--- START OF MATERIAL TO PROCESS ---

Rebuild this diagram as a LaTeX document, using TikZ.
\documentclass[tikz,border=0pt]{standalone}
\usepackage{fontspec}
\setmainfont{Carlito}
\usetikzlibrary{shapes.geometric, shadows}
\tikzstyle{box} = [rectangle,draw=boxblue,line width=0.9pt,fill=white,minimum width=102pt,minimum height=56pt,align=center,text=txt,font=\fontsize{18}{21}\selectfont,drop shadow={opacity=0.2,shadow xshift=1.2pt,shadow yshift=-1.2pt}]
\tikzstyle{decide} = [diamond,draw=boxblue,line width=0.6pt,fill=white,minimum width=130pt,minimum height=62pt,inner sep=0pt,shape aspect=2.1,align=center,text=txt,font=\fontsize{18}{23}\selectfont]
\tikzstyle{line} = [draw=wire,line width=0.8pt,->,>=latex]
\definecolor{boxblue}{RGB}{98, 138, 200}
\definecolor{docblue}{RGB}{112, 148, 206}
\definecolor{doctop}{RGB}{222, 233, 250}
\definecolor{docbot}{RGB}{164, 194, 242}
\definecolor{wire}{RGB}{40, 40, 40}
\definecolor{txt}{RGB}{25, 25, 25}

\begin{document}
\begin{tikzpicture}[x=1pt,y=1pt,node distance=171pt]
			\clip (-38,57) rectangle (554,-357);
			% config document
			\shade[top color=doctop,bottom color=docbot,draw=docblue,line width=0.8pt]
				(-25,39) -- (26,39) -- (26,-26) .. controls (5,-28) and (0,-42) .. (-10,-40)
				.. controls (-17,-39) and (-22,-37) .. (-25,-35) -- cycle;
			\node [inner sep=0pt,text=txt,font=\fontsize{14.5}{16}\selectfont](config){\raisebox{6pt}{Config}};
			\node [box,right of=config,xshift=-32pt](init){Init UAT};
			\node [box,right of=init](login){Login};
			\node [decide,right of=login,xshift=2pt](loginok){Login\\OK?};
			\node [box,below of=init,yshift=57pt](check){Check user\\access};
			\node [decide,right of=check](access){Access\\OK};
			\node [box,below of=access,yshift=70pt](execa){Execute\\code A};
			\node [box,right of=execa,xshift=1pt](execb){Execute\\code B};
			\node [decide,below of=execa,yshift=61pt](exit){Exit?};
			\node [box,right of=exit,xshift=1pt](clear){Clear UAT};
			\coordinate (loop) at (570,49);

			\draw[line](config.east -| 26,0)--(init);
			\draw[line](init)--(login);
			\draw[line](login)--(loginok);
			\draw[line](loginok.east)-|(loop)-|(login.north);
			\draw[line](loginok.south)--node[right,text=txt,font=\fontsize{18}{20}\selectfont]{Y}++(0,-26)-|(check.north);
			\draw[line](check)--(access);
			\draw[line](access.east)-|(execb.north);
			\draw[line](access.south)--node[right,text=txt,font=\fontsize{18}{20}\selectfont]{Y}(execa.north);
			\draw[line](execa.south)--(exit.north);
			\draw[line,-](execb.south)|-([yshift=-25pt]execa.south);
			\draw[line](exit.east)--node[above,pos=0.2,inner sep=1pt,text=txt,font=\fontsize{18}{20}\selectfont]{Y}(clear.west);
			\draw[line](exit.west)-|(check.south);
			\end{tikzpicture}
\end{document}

--- END OF MATERIAL TO PROCESS ---
--- START OF MATERIAL TO PROCESS ---

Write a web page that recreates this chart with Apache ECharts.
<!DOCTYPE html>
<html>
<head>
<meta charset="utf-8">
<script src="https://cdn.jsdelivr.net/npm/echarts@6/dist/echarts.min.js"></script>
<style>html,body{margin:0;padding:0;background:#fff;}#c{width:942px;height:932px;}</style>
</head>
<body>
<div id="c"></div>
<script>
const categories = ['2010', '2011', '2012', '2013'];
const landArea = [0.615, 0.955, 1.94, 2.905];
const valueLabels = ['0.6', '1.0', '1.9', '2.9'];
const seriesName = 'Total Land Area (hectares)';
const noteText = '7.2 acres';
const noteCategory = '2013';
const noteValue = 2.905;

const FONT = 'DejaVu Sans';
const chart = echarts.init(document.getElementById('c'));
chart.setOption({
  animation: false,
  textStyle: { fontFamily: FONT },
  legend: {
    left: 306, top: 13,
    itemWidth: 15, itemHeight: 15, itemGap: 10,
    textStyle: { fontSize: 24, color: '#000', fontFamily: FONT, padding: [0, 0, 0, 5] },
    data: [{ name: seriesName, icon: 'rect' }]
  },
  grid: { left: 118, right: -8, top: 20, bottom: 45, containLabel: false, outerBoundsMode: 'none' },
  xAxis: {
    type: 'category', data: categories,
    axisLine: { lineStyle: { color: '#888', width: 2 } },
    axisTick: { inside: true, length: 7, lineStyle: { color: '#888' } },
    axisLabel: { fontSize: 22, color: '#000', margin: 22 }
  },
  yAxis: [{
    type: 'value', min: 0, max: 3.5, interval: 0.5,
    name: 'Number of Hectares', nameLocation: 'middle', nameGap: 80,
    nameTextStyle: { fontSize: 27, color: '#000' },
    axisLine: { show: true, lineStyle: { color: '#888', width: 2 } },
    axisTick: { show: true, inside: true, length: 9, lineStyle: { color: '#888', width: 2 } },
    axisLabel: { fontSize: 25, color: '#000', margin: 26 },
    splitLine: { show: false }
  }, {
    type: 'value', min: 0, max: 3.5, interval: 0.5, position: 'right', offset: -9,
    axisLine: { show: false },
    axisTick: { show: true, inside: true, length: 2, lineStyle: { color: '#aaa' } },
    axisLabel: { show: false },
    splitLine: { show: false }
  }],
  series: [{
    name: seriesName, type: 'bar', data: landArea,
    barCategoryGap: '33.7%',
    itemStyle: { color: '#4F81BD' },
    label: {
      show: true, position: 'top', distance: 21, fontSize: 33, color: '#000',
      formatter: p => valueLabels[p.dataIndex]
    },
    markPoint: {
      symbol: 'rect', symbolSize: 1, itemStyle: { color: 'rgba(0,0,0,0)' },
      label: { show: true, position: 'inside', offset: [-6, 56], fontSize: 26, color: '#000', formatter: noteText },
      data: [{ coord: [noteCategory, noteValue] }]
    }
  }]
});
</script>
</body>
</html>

--- END OF MATERIAL TO PROCESS ---

## TASK PROMPT
Each line from the one containing "Write a web" through the one containing "const noteValue = 2.905;" must be retyped exactly, the first and last of these included.

## EXERCISE OUTPUT
Write a web page that recreates this chart with Apache ECharts.
<!DOCTYPE html>
<html>
<head>
<meta charset="utf-8">
<script src="https://cdn.jsdelivr.net/npm/echarts@6/dist/echarts.min.js"></script>
<style>html,body{margin:0;padding:0;background:#fff;}#c{width:942px;height:932px;}</style>
</head>
<body>
<div id="c"></div>
<script>
const categories = ['2010', '2011', '2012', '2013'];
const landArea = [0.615, 0.955, 1.94, 2.905];
const valueLabels = ['0.6', '1.0', '1.9', '2.9'];
const seriesName = 'Total Land Area (hectares)';
const noteText = '7.2 acres';
const noteCategory = '2013';
const noteValue = 2.905;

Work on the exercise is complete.